Strangely, the Madhavendra Bhawan Palace which has been quoted as being “rigid in its geometric symmetries and heavyset countenance” has been chosen as a backdrop for exhibiting modern sculpture.  For an answer to this choice we must turn to Park Curator Peter Nagy,  Director of Nature Morte Art Ltd, who is known for his unusual and often ingenious art projects. Nagy says the idea struck him during his days in Jaipur during the Jaipur Virasat Festival. “The idea of placing contemporary art into this traditional yet somehow strangely proto-modernist structure had simmered on a back-burner in my mind, ever since. Cut to 2015, and my flighty fantasy found sympathetic reception with the-powers-that-be.”

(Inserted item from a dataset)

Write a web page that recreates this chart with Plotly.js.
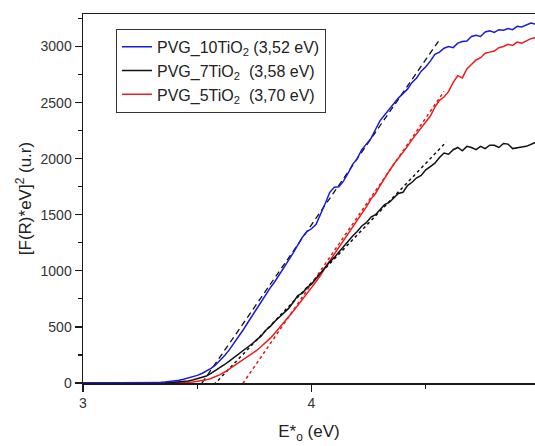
<!DOCTYPE html>
<html>
<head>
<meta charset="utf-8">
<script src="https://cdn.plot.ly/plotly-3.0.1.min.js"></script>
<style>html,body{margin:0;padding:0;background:#fff;}#chart{width:535px;height:446px;}</style>
</head>
<body>
<div id="chart"></div>
<script>
// Photon energy (eV)
const energy = [3.00,3.10,3.20,3.30,3.32,3.34,3.36,3.38,3.40,3.42,3.44,3.46,3.48,3.50,3.52,3.54,3.56,3.58,3.60,3.62,3.64,3.66,3.68,3.70,3.72,3.74,3.76,3.78,3.80,3.82,3.84,3.86,3.88,3.90,3.92,3.94,3.96,3.98,4.00,4.02,4.04,4.06,4.08,4.10,4.12,4.14,4.16,4.18,4.20,4.22,4.24,4.26,4.28,4.30,4.32,4.34,4.36,4.38,4.40,4.42,4.44,4.46,4.48,4.50,4.52,4.54,4.56,4.58,4.60,4.62,4.64,4.66,4.68,4.70,4.72,4.74,4.76,4.78,4.80,4.82,4.84,4.86,4.88,4.90,4.92,4.94,4.96,4.98];

// [F(R)*eV]^2 for each sample
const pvg10 = [0,0,0,2,3,5,8,12,18,24,33,44,55,68,85,105,130,160,200,245,295,350,410,470,535,600,665,730,795,850,905,965,1030,1095,1160,1230,1300,1350,1375,1415,1500,1600,1700,1745,1750,1800,1870,1950,2000,2080,2130,2180,2260,2340,2390,2440,2500,2540,2580,2620,2680,2720,2780,2820,2870,2930,2950,2985,3000,2990,3030,3045,3050,3090,3100,3090,3130,3140,3125,3150,3145,3160,3150,3180,3175,3195,3210,3200];
const pvg7 = [0,0,0,0,1,2,3,5,7,10,13,18,26,36,48,62,85,110,140,165,195,225,255,290,315,350,385,420,470,505,550,590,630,665,720,780,800,850,880,930,980,1040,1080,1120,1170,1220,1260,1310,1350,1400,1430,1480,1500,1550,1590,1610,1650,1690,1700,1760,1790,1830,1850,1900,1930,1960,2010,2050,2040,2080,2100,2070,2110,2100,2080,2110,2090,2120,2120,2100,2135,2130,2090,2100,2105,2110,2130,2145];
const pvg5 = [0,0,0,0,0,1,1,2,2,3,4,6,9,14,20,28,40,55,75,98,125,150,180,205,230,260,290,325,360,400,445,490,540,590,640,690,740,790,850,905,960,1030,1090,1150,1200,1270,1320,1390,1450,1510,1570,1640,1690,1760,1830,1890,1950,2000,2060,2110,2170,2220,2280,2330,2380,2460,2520,2550,2600,2680,2740,2720,2800,2840,2880,2900,2940,2950,2960,2990,3000,3020,3010,3040,3030,3050,3070,3080];

// Linear fits (Tauc tangents): [x start, x end] and [y start, y end]
const fit10x = [3.47, 4.56], fit10y = [-150, 3060];
const fit7x  = [3.50, 4.59], fit7y  = [-170, 2150];
const fit5x  = [3.64, 4.58], fit5y  = [-180, 2600];

const seriesNames = [
  'PVG_10TiO<sub>2</sub> (3,52 eV)',
  'PVG_7TiO<sub>2</sub>  (3,58 eV)',
  'PVG_5TiO<sub>2</sub>  (3,70 eV)'
];
const xTicks = [3, 4, 5];
const yTicks = [0, 500, 1000, 1500, 2000, 2500, 3000];

const FONT = 'Liberation Sans, Arial, sans-serif';

const traces = [
  {x: fit10x, y: fit10y, mode: 'lines', line: {color: '#111', width: 1.3, dash: '6px,4px'}, showlegend: false, hoverinfo: 'skip'},
  {x: fit7x, y: fit7y, mode: 'lines', line: {color: '#111', width: 1.5, dash: 'dot'}, showlegend: false, hoverinfo: 'skip'},
  {x: fit5x, y: fit5y, mode: 'lines', line: {color: '#e01818', width: 1.5, dash: 'dot'}, showlegend: false, hoverinfo: 'skip'},
  {x: energy, y: pvg5, mode: 'lines', name: seriesNames[2], legendrank: 3, legendgroup: 'c', line: {color: '#ee1c1c', width: 1.5}},
  {x: energy, y: pvg7, mode: 'lines', name: seriesNames[1], legendrank: 2, legendgroup: 'b', line: {color: '#111111', width: 1.5}},
  {x: energy, y: pvg10, mode: 'lines', name: seriesNames[0], legendrank: 1, legendgroup: 'a', line: {color: '#1a1adf', width: 1.5}}
];

const axisCommon = {
  showgrid: false, zeroline: false, showline: true, linecolor: '#1a1a1a', linewidth: 1.5,
  ticks: 'outside', ticklen: 7, tickwidth: 1.3, tickcolor: '#1a1a1a',
  tickfont: {family: FONT, size: 14, color: '#333'}
};

const layout = {
  width: 535, height: 446,
  margin: {l: 83, r: 0, t: 14, b: 63},
  paper_bgcolor: '#fff', plot_bgcolor: '#fff',
  showlegend: true,
  legend: {
    x: 0.073, y: 0.96, xanchor: 'left', yanchor: 'top',
    bgcolor: '#fff', bordercolor: '#333', borderwidth: 1,
    font: {family: FONT, size: 16, color: '#222'},
    tracegroupgap: 3, traceorder: 'normal'
  },
  xaxis: Object.assign({}, axisCommon, {
    range: [3, 4.978], tickmode: 'array', tickvals: xTicks, ticktext: xTicks.map(String),
    mirror: true,
    minor: {dtick: 0.5, tick0: 3, ticks: 'outside', ticklen: 4, tickwidth: 1.2, tickcolor: '#1a1a1a'},
    title: {text: 'E*<sub>o</sub> (eV)', standoff: 15, font: {family: FONT, size: 17, color: '#222'}}
  }),
  yaxis: Object.assign({}, axisCommon, {
    range: [0, 3290], tickmode: 'array', tickvals: yTicks, ticktext: yTicks.map(String),
    minor: {dtick: 250, tick0: 0, ticks: 'outside', ticklen: 4, tickwidth: 1.2, tickcolor: '#1a1a1a'},
    title: {text: '[F(R)*eV]<sup>2</sup> (u.r)', standoff: 4, font: {family: FONT, size: 17, color: '#222'}}
  })
};

Plotly.newPlot('chart', traces, layout, {displayModeBar: false, staticPlot: true});
</script>
</body>
</html>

Now transformed into an art gallery and India’s first contemporary sculpture park, the palace now exhibits a range of top Indian and international contemporary artists, both in and outdoors — with artworks all made of hardy material such as bronze, stone and wood. The pieces have been carefully and sensitively installed to ensure that no damage is made to any surface of the heritage palace. Curated by Peter Nagy, a group of known artists have put together an interesting exhibition combining sculpture practices of today. The varied subjects and styles have found a place here, created by sculptors from India as well known international names. 

The park’s first exhibition includes artworks by 15 Indian and 9 international artists. Among the more interesting pieces are Benitha Percival’s poignant installation of three figures titled Let Them Have Their Land, L N Tallur’s Intolerance, Subodh Gupta’s Stove and a bust of Gandhiji on one of Thukral & Tagra’s special tables, titled Memorial. Other artists participating in the exhibition are  Mrinalini Mukherjee, Jitish Kallat, Bharti Kher, Arman, Huma Bhabha, Anita Dube, Vibha Galhotra,  Vikram Goyal,  Reena Saini Kallat,  Manish Nai, Gyan Panchal, Prashant Pandey, Ravinder Reddy, James Brown , Stephen Cox, Evan Holloway, Matthew Day Jackson, Hans Josephsohn and Asim Waqif.

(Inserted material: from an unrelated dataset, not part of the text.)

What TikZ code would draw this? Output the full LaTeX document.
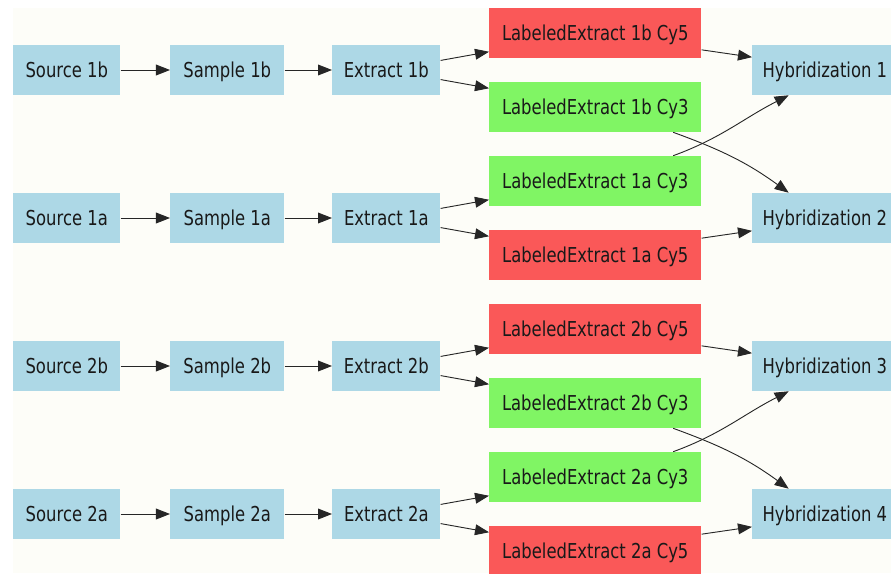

At the opening ceremony, there were a number of important messages from those involved.

To begin with Vasundhara Raje, the Chief Minister of Rajasthan said,  “For many years now, people have been coming to this beautiful palace—they come, they look and go away, but to keep this space living, it is important to merge it with today and if people are able to get to the works, where their imagination can be captured, where things can take off, where things can happen within these beautiful walls, I think it’s a privilege for someone like me to allow it to happen. For Jaipur, it is a great privilege to be able to see these international artists. I would like to thank Peter Nagy, Aparajita Jain, Shreyasi Goenka, the wonderful artists that are displaying here and everyone involved in making the Sculpture Park a reality.”

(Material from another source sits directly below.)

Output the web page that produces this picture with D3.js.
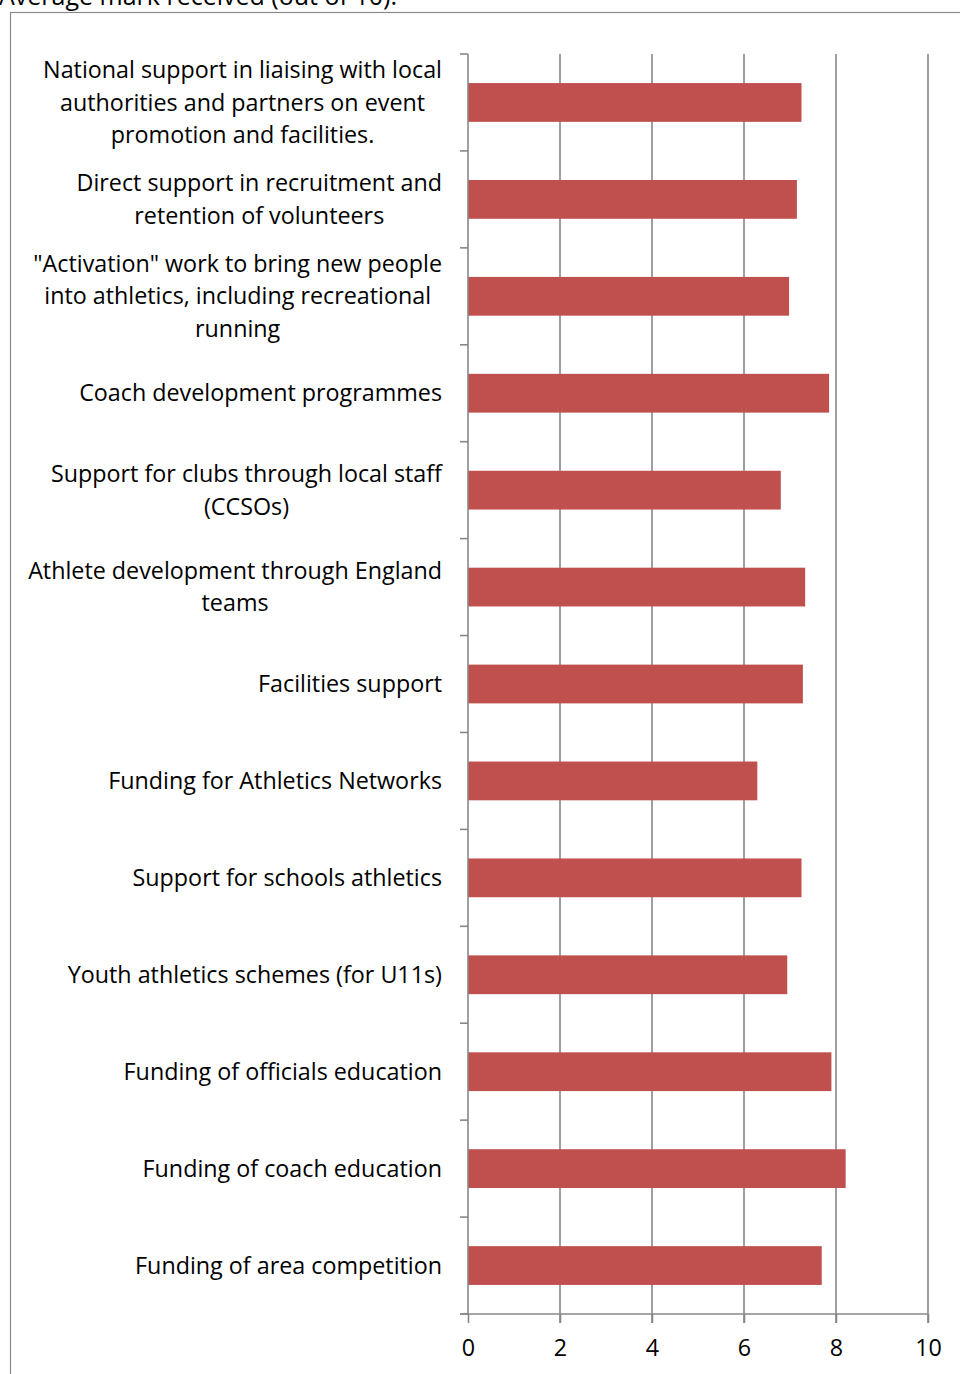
<!DOCTYPE html>
<html lang="en">
<head>
    <meta charset="UTF-8">
    <title>Average mark received</title>
    <script src="https://d3js.org/d3.v7.min.js"></script>
    <style>
        body { margin: 0; background: #fff; }
        text { font-family: "Open Sans", sans-serif; fill: #000; }
    </style>
</head>
<body>
<div id="chart"></div>
<script>

    // category labels, already split into lines as in the picture
    var labels = [
        ["National support in liaising with local", "authorities and partners on event", "promotion and facilities."],
        ["Direct support in recruitment and", "retention of volunteers"],
        ["\"Activation\" work to bring new people", "into athletics, including recreational", "running"],
        ["Coach development programmes"],
        ["Support for clubs through local staff", "(CCSOs)"],
        ["Athlete development through England", "teams"],
        ["Facilities support"],
        ["Funding for Athletics Networks"],
        ["Support for schools athletics"],
        ["Youth athletics schemes (for U11s)"],
        ["Funding of officials education"],
        ["Funding of coach education"],
        ["Funding of area competition"]
    ];

    var marks = [7.25, 7.15, 6.98, 7.85, 6.8, 7.33, 7.28, 6.29, 7.25, 6.94, 7.9, 8.21, 7.69];

    var xTicks = [0, 2, 4, 6, 8, 10];

    var title = "Average mark received (out of 10).";

    var W = 960, H = 1374;
    var margin = {top: 54, left: 468, right: 32, bottom: 60};
    var width = W - margin.left - margin.right,
        height = H - margin.top - margin.bottom;

    var fontSize = 23.3;

    var svg = d3.select("#chart")
        .append("svg")
        .attr("width", W)
        .attr("height", H);

    // title cut off at the top, and the frame
    svg.append("text")
        .attr("x", -1)
        .attr("y", 5)
        .style("font-size", "25px")
        .text(title);

    svg.append("rect")
        .attr("x", 10.5)
        .attr("y", 12.5)
        .attr("width", 980)
        .attr("height", 1400)
        .attr("fill", "none")
        .attr("stroke", "#8a8a8a")
        .attr("stroke-width", 1.2);

    var g = svg.append("g")
        .attr("transform", "translate(" + margin.left + "," + margin.top + ")");

    var x = d3.scaleLinear().domain([0, 10]).range([0, width]);
    var y = d3.scaleBand()
        .domain(d3.range(labels.length))
        .range([0, height])
        .paddingInner(0.6)
        .paddingOuter(0.3);

    var gridColor = "#878787";

    // vertical gridlines (with tick below the axis)
    g.selectAll(".grid")
        .data(xTicks.slice(1))
        .enter().append("line")
        .attr("x1", function (d) { return x(d); })
        .attr("x2", function (d) { return x(d); })
        .attr("y1", 0)
        .attr("y2", height + 9)
        .attr("stroke", gridColor)
        .attr("stroke-width", 1.6);

    // bars
    g.selectAll(".bar")
        .data(marks)
        .enter().append("rect")
        .attr("x", x(0))
        .attr("y", function (d, i) { return y(i); })
        .attr("width", function (d) { return x(d) - x(0); })
        .attr("height", y.bandwidth())
        .attr("fill", "#C0504D");

    // x axis
    var xAxis = g.append("g")
        .attr("transform", "translate(0," + height + ")")
        .call(d3.axisBottom(x).tickValues(xTicks).tickSize(9).tickPadding(16).tickFormat(d3.format("d")));
    xAxis.select(".domain").remove();
    xAxis.selectAll("line").attr("stroke", gridColor).attr("stroke-width", 1.6);
    xAxis.selectAll("text").style("font-size", fontSize + "px").style("font-family", "'Open Sans', sans-serif");
    xAxis.append("line")
        .attr("x1", -8).attr("x2", x(10))
        .attr("stroke", gridColor).attr("stroke-width", 1.6);

    // y axis line and ticks between categories
    var bounds = d3.range(labels.length + 1).map(function (i) { return i * height / labels.length; });
    g.append("line")
        .attr("x1", 0).attr("x2", 0)
        .attr("y1", 0).attr("y2", height)
        .attr("stroke", gridColor).attr("stroke-width", 1.6);
    g.selectAll(".ytick")
        .data(bounds)
        .enter().append("line")
        .attr("x1", -8).attr("x2", 0)
        .attr("y1", function (d) { return d; })
        .attr("y2", function (d) { return d; })
        .attr("stroke", gridColor).attr("stroke-width", 1.6);

    // category labels: block right-aligned, lines centred in block
    var lineH = 32.5;
    var labelRight = -26;
    labels.forEach(function (lines, i) {
        var cy = y(i) + y.bandwidth() / 2;
        var t = g.append("text")
            .attr("text-anchor", "middle")
            .style("font-size", fontSize + "px");
        lines.forEach(function (s, k) {
            t.append("tspan")
                .attr("x", 0)
                .attr("y", cy + (k - (lines.length - 1) / 2) * lineH)
                .attr("dy", "0.35em")
                .text(s);
        });
        var maxW = d3.max(t.selectAll("tspan").nodes(), function (n) { return n.getComputedTextLength(); });
        t.selectAll("tspan").attr("x", labelRight - maxW / 2);
    });

</script>
</body>
</html>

Peter Nagy went on to say, “For most of my career as a gallerist and curator, I have been trying to break away from the white-box exhibition space. With this project, I am able to indulge my passions for art, architecture and decor into a marvellous synthesis of the past and the present.”

 Aparajita Jain, Founder & Director of Saat Saath Arts said, “Our initiative aims to promote India’s growing interest in contemporary art and culture whilst also embracing its important heritage. The Sculpture Park at Madhavendra Palace is a true amalgamation of the best of India’s past and present, made possible through a unique collaboration between the public and private sector.”

Shreyasi Goenka, Co-Director Saat Saath Arts added, “The Sculpture Park at Madhavendra Palace, Nahargarh Fort, Jaipur will be the first of its kind where an Indian state has collaborated with a non-profit organisation to support contemporary art. We are thankful to the Government of Rajasthan for this alliance and are certain that it will set a great example on how imperative public-private partnerships are in the promotion of public art.

Visitors to Jaipur, will now have to add one more must-see tick on their list.